The final book was $2.7 billion from 230 investors, with 44% from Asia, 37% from the United States and 19% from Europe.

Asset managers accounted for 74% of the orders, insurers and pension funds 14%, banks 7% and private banks 5%.

Deutsche Bank, BofA Merrill Lynch, HSBC, JPMorgan, Morgan Stanley and UBS were the bookrunners for the Rule 144A and Regulation S deal.

The proceeds will be used to redeem the company's 2016 notes and fund related redemption costs, as well as for capital expenditures, working capital and general corporate purposes.

ICBC draws orders

The final book for Industrial and Commercial Bank of China Ltd.'s two-tranche issue of RMB 2.5 billion notes due 2016 and 2019 was a combined RMB 5.7 billion, a market source said.

The RMB 2 billion 3.2% notes due in 2016 that priced at par drew RMB 3.9 billion from 80 accounts, with 46% from Hong Kong and Taiwan, 26% from Singapore and 28% from other emerging markets countries.

Banks took up 51%, asset and fund managers 35%, private banks 13% and corporates and others 1%.

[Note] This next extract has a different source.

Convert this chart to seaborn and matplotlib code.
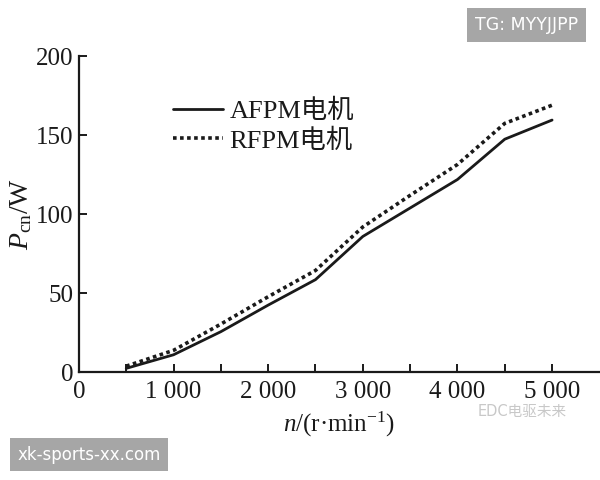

The RMB 500 billion 3.9% notes due 2019 that priced at par collected RMB 1.8 billion from 50 accounts, with 85% from Hong Kong and Taiwan and 15% from Singapore.

Insurers accounted for 43%, asset and fund managers 28%, banks 25% and private banks 4%.

ICBC Asia, ICBC International, ICBC Singapore branch, HSBC, Citigroup and Credit Suisse were the bookrunners for the Regulation S deal.